In a statement Monday, President Trump announced that his administration plans to designate Iran’s Islamic Revolutionary Guard Corps as a foreign terrorist organization.
“This unprecedented step, led by the Department of State, recognizes the reality that Iran is not only a State Sponsor of Terrorism, but that the IRGC actively participates in, finances, and promotes terrorism as a tool of statecraft,” Trump’s statement read.
The Revolutionary Guard is Iran’s most powerful security and military institution and holds sway over key economic and political affairs.
It was first established following the Islamic revolution in 1979 to protect the new republic and enforce its ideological tenets. The Revolutionary Guard soon became indispensable in helping fight the Iran-Iraq War, and its role in the country’s postwar reconstruction catapulted it into the political and economic spheres.
Now, as a force loyal to Iran’s supreme leader, Ayatollah Ali Khamenei, the IRGC wields unparalleled influence and power in Iran. Its economic might spans the construction, automotive, telecommunications and energy industries. And its presence reaches into nearly every sector of Iranian society, through art, media, policing, cyber activities and disaster relief.

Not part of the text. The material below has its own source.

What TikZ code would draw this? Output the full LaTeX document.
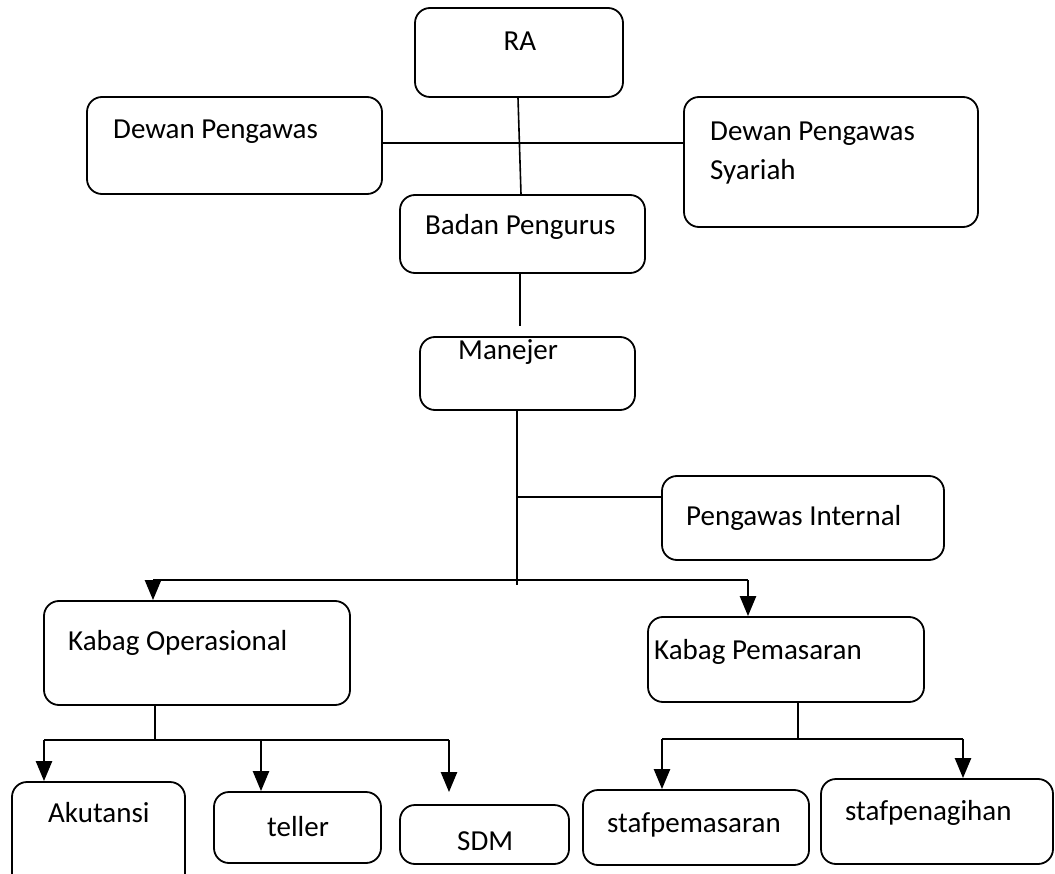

The IRGC is separate from Iran’s conventional armed forces and commands its own air, land and naval units, as well as a network of domestic paramilitaries known as the Basij. Across the Middle East, its external special operations arm, known as the Quds Force, has helped build the Guard’s authority through proxy forces in places such as Iraq, Lebanon and Syria.
Iranian President Hassan Rouhani has tried to limit the organization’s involvement in the country’s economy, but with little success.

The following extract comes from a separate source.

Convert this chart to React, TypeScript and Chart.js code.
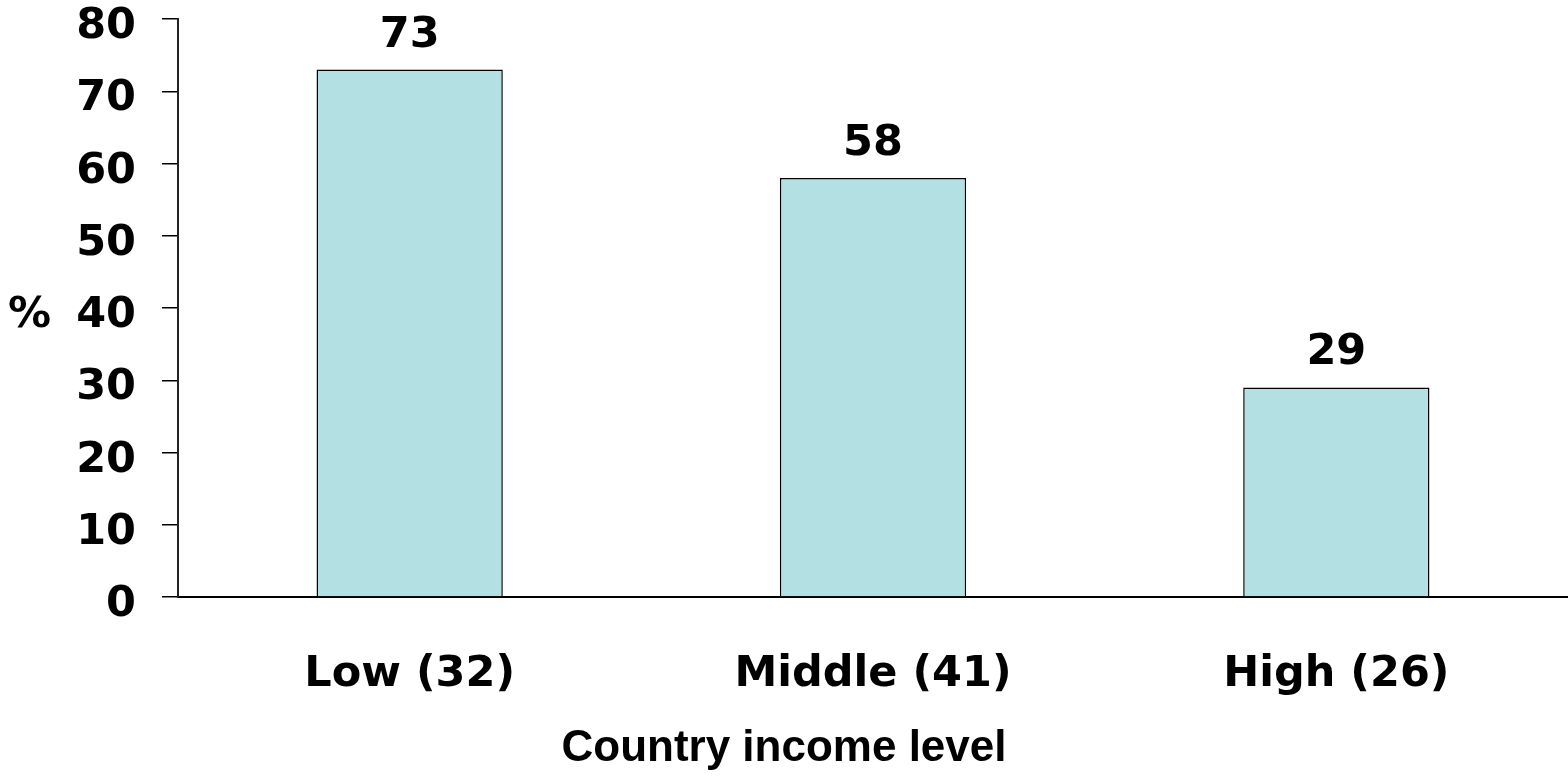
import React, { useEffect, useRef } from "react";
import { Chart, registerables } from "chart.js";

Chart.register(...registerables);

const categories = ["Low (32)", "Middle (41)", "High (26)"];
const values = [73, 58, 29];
const yTicks = [0, 10, 20, 30, 40, 50, 60, 70, 80];
const xTitle = "Country income level";
const yTitle = "%";

const MAIN_FONT = "'DejaVu Sans', Verdana, sans-serif";
const TITLE_FONT = "'Liberation Sans', Arial, sans-serif";

export default function App() {
  const ref = useRef<HTMLCanvasElement | null>(null);

  useEffect(() => {
    const canvas = ref.current;
    if (!canvas) return;

    const overlay = {
      id: "overlay",
      afterDraw(chart: any) {
        const { ctx } = chart;
        const meta = chart.getDatasetMeta(0);
        const y = chart.scales.y;
        const x = chart.scales.x;
        ctx.save();
        ctx.fillStyle = "#000";
        ctx.textBaseline = "alphabetic";
        ctx.font = `bold 43px ${MAIN_FONT}`;

        // value labels above bars
        ctx.textAlign = "center";
        meta.data.forEach((bar: any, i: number) => {
          ctx.fillText(String(values[i]), bar.x, bar.y - 23);
        });

        // y tick labels
        ctx.textAlign = "right";
        yTicks.forEach((v) => {
          ctx.fillText(String(v), 136, y.getPixelForValue(v) + 19);
        });

        // y axis title "%"
        ctx.textAlign = "left";
        ctx.fillText(yTitle, 8, y.getPixelForValue(40) + 19);

        // x category labels
        ctx.textAlign = "center";
        ctx.font = `bold 43px ${MAIN_FONT}`;
        categories.forEach((c, i) => {
          ctx.fillText(c, x.getPixelForValue(i), 686);
        });

        // x axis title centred on the canvas
        ctx.font = `bold 44px ${TITLE_FONT}`;
        ctx.fillText(xTitle, chart.width / 2, 761);
        ctx.restore();
      },
    };

    const chart = new Chart(canvas, {
      type: "bar",
      data: {
        labels: categories,
        datasets: [
          {
            data: values,
            backgroundColor: "#b3e0e3",
            borderColor: "#000",
            borderWidth: 1.5,
            barPercentage: 0.402,
            categoryPercentage: 1,
          },
        ],
      },
      options: {
        responsive: false,
        animation: false,
        layout: { padding: { top: 19, right: 0, bottom: 0, left: 0 } },
        plugins: {
          legend: { display: false },
          tooltip: { enabled: false },
        },
        scales: {
          x: {
            grid: { display: false },
            border: { display: true, color: "#000", width: 2 },
            ticks: { display: false },
            afterFit(scale: any) {
              scale.height = 179;
            },
          },
          y: {
            min: 0,
            max: 80,
            afterBuildTicks(scale: any) {
              scale.ticks = yTicks.map((v) => ({ value: v }));
            },
            grid: {
              display: true,
              drawOnChartArea: false,
              drawTicks: true,
              tickLength: 16,
              color: "#000",
              lineWidth: 1.5,
            },
            border: { display: true, color: "#222", width: 2 },
            ticks: { display: false },
            afterFit(scale: any) {
              scale.width = 178;
            },
          },
        },
      },
      plugins: [overlay],
    });

    return () => chart.destroy();
  }, []);

  return (
    <div style={{ position: "fixed", left: 0, top: 0, width: 1568, height: 776, background: "#fff" }}>
      <canvas ref={ref} width={1568} height={776} style={{ width: 1568, height: 776, display: "block" }} />
    </div>
  );
}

But what, specifically, has the IRGC actually allegedly done? According to American and European authorities, the answer is that it has been used to “sow violent discord around the world for decades.” For example:
- In Lebanon, the IRGC began supporting the militant Shiite group Hezbollah back in the 1980s and, the U.S. State Department says, has been a major financial supporter ever since.
- In 1994, 85 people were killed when a bomb went off at the Argentine Jewish Mutual Association community center in Buenos Aires. In 2007, Argentine prosecutors named, among others, an IRGC commander as a suspect.
- Also in 2007, then-President George W. Bush accused the IRGC of “providing roadside bombs” to Iraqi militants fighting U.S. forces.
- According to the Pentagon, the IRGC has provided “ongoing” support to insurgents in Afghanistan. Referring to the Revolutionary Guard and the Quds Force, a 2010 Pentagon report said, “Arms caches have been recently uncovered with large amounts of Iranian manufactured weapons, to include 107mm rockets, which we assess IRGC-QF delivered to Afghan militants.”
- The United States and European Union accused the IRGC of helping Syrian authorities repress revolts in 2011, and the IRGC has been involved in the civil war since then.
- The U.S. Treasury Department said a dual U.S.-Iranian citizen worked on behalf of the IRGC to try to assassinate the Saudi ambassador to Washington in 2011.
- In 2012, the IRGC was accused by New Delhi police of being involved in a bomb attack against an Israeli diplomat in the city.
- IRGC support has been seen as “crucial” to Houthi rebels in Yemen, and, in 2015, U.S. officials reported that the IRGC was training Houthis to use advanced weapons.
- In 2018, Israel blamed the IRGC for rocket fire, to which the Israelis responded by striking Iran-linked military targets in Syria. The Israeli military said it was the first time that Iranian forces had directly fired on Israeli troops.
Secretary of State Mike Pompeo tweeted on Monday: “The use of terrorism is central to the Iranian regime’s foreign policy. The designation of IRGC, incl. Qods Force, will help starve the regime of the means to execute this destructive policy. Maximum pressure will be unrelenting until Iran’s regime abandons its deadly ambitions.”